To be done –
Below are the records. Gather each line that holds "with".
● ● ● ● ● ● ●
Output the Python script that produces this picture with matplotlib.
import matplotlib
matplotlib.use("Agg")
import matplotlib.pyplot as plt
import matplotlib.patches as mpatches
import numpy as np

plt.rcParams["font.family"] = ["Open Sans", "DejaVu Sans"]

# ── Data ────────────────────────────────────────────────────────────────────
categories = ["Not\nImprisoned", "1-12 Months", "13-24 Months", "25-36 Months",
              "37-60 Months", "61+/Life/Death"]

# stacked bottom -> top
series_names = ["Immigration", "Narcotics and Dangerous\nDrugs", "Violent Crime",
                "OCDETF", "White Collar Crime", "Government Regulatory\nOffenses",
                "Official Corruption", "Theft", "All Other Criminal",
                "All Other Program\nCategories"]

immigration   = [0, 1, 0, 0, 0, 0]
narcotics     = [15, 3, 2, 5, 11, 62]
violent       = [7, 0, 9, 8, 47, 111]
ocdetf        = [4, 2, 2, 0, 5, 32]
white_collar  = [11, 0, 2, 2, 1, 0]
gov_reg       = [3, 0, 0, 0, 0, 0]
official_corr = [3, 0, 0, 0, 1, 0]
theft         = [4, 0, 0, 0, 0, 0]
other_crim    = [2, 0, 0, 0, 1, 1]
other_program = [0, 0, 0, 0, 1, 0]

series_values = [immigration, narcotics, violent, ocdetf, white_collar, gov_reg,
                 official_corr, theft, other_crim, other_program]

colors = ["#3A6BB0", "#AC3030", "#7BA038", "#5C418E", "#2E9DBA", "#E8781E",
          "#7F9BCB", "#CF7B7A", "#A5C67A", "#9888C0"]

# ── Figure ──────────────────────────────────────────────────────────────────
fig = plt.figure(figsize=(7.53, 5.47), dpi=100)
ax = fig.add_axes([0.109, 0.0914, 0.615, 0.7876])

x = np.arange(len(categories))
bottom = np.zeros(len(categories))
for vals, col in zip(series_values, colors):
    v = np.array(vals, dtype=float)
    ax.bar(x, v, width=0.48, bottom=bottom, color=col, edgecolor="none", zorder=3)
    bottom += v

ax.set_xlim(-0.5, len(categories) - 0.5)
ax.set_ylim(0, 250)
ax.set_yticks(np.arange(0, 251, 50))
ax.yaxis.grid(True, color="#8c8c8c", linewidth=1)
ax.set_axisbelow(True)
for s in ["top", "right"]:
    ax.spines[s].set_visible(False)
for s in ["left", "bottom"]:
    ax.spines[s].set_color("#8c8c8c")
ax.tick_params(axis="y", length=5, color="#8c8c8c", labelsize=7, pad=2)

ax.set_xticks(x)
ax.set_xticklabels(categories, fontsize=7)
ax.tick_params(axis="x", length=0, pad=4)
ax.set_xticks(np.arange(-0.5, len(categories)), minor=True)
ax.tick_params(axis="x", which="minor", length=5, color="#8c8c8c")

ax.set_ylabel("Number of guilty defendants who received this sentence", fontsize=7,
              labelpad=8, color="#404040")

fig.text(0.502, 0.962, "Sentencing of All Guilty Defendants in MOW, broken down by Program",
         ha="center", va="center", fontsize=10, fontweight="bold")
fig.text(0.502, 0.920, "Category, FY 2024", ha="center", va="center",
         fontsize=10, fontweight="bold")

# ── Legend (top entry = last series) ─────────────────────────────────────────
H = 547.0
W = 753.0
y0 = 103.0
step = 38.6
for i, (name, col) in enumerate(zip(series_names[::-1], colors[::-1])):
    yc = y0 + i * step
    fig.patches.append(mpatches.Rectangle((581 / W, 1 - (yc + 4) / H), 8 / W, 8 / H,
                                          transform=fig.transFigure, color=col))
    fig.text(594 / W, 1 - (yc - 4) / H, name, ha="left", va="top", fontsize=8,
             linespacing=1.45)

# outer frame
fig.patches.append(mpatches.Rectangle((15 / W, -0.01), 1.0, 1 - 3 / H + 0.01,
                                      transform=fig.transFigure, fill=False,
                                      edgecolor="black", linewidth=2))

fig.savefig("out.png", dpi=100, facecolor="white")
● ● ● ● ● ● ●
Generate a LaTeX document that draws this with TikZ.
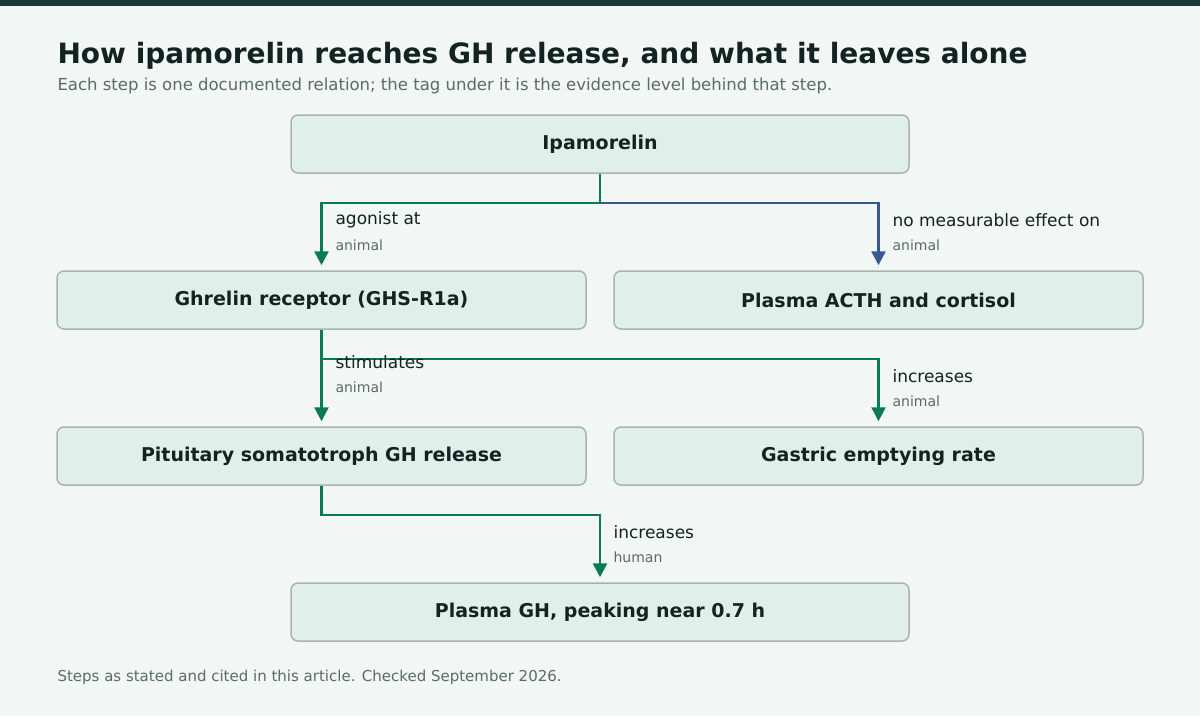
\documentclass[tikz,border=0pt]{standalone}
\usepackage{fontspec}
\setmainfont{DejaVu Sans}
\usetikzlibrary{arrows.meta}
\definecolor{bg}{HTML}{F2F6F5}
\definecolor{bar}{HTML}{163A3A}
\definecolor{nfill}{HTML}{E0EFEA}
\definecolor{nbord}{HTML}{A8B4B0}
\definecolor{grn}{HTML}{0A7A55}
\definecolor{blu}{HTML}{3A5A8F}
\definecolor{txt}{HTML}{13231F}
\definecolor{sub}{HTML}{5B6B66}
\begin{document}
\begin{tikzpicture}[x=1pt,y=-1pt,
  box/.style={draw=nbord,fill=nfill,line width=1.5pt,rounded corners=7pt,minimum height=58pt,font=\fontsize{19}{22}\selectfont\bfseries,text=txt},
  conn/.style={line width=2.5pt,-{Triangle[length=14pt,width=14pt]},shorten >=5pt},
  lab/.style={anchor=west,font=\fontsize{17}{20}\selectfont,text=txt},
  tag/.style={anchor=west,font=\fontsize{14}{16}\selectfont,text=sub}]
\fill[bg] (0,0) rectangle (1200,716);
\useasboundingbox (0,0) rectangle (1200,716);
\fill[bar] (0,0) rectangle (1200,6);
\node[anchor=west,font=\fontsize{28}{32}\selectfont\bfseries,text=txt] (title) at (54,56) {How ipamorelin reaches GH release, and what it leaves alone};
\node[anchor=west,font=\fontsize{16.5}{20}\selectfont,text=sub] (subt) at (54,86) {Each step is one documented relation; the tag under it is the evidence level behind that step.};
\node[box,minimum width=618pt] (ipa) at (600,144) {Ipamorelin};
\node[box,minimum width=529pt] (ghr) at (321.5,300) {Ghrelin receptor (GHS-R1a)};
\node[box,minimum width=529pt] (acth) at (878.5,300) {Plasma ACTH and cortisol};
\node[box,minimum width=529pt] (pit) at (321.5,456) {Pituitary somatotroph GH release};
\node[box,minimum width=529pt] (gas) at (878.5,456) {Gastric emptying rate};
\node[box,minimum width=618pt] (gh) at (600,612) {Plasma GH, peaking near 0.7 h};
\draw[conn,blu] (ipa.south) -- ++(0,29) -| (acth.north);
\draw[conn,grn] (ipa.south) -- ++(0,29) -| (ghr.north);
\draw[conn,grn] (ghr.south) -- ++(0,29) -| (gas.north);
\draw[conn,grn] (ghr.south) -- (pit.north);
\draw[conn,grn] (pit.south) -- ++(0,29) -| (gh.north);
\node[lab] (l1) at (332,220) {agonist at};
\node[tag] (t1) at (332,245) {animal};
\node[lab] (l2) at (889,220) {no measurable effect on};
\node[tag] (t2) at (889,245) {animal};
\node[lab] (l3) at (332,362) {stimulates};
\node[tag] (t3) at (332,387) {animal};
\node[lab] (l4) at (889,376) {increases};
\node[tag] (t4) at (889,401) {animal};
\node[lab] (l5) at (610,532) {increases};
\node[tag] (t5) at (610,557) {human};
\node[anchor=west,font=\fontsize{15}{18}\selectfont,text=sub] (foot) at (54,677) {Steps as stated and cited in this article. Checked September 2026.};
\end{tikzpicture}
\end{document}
● ● ● ● ● ● ●
Written solution –
Output the Python script that produces this picture with matplotlib.
Generate a LaTeX document that draws this with TikZ.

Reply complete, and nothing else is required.